▶ _THE DATA_:
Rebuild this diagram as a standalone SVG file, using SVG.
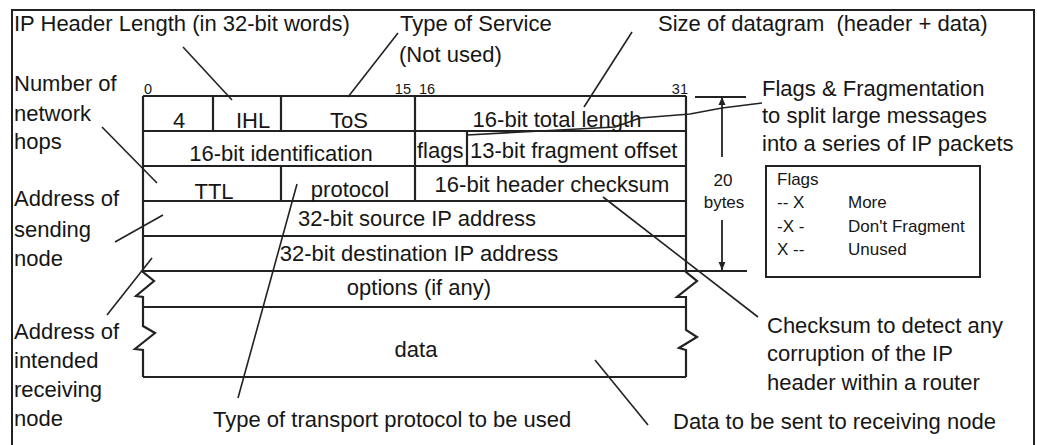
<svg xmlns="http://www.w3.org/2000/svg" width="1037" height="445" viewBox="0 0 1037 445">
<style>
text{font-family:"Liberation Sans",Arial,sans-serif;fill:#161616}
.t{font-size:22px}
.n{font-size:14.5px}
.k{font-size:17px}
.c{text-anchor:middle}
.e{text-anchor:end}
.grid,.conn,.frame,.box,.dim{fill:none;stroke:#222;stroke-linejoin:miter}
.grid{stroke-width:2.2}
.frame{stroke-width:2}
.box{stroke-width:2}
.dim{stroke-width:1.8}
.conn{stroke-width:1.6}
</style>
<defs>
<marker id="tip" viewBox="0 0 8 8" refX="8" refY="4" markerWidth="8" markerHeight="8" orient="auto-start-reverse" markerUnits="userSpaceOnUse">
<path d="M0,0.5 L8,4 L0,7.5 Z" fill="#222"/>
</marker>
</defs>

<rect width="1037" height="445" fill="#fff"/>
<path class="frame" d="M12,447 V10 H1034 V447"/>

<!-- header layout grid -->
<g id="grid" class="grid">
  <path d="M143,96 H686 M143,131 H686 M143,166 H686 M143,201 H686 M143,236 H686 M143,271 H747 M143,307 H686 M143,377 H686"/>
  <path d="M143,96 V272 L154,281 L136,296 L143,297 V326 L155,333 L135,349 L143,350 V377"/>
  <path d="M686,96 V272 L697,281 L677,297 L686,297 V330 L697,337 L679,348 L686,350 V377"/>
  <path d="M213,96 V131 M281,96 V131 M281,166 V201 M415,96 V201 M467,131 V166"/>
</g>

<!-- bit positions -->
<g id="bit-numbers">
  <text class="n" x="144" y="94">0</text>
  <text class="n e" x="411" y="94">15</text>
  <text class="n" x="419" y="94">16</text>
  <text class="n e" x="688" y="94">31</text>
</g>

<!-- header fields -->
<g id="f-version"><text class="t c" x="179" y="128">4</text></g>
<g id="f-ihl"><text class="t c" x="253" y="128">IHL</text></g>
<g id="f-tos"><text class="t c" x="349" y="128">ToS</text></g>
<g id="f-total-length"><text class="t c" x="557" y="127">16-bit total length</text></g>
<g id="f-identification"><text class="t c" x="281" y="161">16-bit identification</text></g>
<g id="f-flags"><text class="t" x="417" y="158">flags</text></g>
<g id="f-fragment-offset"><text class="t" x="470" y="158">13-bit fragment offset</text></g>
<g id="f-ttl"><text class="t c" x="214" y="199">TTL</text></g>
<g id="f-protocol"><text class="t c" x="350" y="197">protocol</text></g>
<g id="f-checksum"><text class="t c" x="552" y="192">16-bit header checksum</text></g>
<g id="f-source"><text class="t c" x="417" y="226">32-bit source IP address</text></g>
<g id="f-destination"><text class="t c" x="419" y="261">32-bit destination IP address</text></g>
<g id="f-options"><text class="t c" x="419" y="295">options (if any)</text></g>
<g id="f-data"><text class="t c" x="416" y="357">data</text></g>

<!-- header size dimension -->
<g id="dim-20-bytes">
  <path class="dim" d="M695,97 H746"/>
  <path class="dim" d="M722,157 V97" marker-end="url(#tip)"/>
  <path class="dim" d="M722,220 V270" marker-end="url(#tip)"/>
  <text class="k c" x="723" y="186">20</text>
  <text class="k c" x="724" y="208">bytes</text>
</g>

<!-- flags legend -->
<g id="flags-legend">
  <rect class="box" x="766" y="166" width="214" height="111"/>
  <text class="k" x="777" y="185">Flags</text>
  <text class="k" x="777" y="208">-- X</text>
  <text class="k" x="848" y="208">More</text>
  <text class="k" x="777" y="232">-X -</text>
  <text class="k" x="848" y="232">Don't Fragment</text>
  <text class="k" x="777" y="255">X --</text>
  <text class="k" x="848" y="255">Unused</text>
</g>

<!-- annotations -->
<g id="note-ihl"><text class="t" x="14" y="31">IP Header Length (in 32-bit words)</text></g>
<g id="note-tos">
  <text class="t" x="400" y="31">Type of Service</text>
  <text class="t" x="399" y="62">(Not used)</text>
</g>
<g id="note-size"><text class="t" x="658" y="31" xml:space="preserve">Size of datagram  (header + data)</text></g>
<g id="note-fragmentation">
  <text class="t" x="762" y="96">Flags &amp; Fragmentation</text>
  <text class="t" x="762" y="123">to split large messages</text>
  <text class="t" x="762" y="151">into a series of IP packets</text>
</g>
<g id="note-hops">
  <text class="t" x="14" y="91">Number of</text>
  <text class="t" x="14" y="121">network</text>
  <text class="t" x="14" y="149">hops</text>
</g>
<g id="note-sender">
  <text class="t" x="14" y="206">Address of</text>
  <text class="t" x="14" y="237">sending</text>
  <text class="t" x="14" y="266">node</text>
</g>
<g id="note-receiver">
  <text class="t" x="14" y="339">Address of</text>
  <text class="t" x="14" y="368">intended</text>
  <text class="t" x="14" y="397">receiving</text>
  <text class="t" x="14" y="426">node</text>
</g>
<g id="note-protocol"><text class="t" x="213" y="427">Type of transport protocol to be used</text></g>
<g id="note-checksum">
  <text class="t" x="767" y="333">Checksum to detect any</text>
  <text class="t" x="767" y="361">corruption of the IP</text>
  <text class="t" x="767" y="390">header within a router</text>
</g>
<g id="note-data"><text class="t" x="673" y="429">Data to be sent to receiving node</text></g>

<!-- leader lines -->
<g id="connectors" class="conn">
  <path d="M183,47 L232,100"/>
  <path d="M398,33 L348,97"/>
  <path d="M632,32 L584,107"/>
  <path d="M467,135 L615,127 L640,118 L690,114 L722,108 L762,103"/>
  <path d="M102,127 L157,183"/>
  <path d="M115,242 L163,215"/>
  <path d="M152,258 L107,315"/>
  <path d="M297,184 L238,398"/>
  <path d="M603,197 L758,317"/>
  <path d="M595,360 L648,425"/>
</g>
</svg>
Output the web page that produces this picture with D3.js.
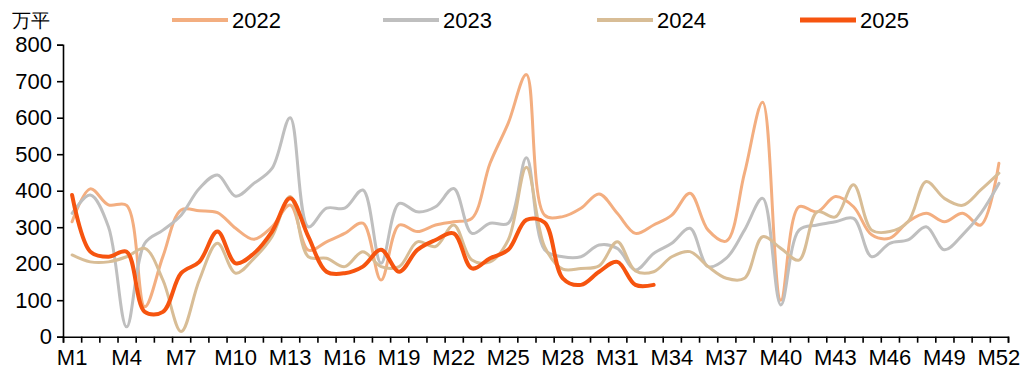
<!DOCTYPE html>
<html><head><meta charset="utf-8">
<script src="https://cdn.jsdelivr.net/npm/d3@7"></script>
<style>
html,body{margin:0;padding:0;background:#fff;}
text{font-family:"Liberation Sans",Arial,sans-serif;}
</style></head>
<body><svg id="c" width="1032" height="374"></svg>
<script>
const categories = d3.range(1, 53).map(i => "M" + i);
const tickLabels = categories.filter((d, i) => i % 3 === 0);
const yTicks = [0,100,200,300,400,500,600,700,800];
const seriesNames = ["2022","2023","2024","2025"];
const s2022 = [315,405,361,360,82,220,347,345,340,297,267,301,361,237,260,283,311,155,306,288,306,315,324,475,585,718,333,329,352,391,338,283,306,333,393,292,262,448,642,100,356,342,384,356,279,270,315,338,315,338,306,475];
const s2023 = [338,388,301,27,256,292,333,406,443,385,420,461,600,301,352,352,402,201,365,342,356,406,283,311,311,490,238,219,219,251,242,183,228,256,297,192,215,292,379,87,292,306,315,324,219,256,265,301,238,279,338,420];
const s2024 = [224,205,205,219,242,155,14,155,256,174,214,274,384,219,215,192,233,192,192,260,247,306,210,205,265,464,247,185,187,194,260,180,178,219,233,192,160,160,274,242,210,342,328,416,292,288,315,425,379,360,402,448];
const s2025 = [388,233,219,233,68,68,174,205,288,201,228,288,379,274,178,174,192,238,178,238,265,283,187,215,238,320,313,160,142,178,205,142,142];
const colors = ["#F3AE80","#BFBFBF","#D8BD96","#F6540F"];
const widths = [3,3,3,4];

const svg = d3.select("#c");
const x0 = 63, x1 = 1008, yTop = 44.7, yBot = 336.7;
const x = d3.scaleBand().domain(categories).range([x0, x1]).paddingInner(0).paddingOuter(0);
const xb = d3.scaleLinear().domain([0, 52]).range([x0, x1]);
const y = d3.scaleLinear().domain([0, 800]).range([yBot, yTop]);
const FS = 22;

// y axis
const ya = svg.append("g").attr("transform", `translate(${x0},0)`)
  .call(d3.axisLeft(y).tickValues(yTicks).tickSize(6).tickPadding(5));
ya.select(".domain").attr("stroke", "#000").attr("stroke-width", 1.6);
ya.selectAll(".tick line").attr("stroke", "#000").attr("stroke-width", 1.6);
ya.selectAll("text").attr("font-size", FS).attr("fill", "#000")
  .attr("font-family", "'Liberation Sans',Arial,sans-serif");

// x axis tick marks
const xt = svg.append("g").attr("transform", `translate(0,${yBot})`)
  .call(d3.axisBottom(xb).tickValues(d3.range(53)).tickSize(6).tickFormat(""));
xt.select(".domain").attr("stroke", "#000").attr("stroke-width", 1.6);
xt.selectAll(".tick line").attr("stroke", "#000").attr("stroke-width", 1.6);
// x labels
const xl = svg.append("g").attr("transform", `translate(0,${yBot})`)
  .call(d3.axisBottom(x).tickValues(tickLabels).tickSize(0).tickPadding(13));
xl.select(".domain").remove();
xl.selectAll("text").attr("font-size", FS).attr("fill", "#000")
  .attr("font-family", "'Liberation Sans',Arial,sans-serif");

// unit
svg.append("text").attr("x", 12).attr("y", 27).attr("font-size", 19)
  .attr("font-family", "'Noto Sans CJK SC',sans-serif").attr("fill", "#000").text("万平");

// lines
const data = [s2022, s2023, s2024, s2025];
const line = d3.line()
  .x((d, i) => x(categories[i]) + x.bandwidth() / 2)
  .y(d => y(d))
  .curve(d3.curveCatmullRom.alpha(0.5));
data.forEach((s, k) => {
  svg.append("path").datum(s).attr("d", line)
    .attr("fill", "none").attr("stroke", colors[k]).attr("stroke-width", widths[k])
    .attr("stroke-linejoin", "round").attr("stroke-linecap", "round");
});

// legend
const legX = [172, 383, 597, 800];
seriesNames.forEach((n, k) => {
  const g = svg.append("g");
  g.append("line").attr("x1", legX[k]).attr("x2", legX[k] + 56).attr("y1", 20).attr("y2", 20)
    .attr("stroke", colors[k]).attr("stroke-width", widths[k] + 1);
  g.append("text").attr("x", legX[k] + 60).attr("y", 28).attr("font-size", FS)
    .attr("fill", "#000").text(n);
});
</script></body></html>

▶ _OBJECTIVE_: Count the lines above that contain the word "this", and give only that number.

▶ _SOLVED PROBLEM_: 2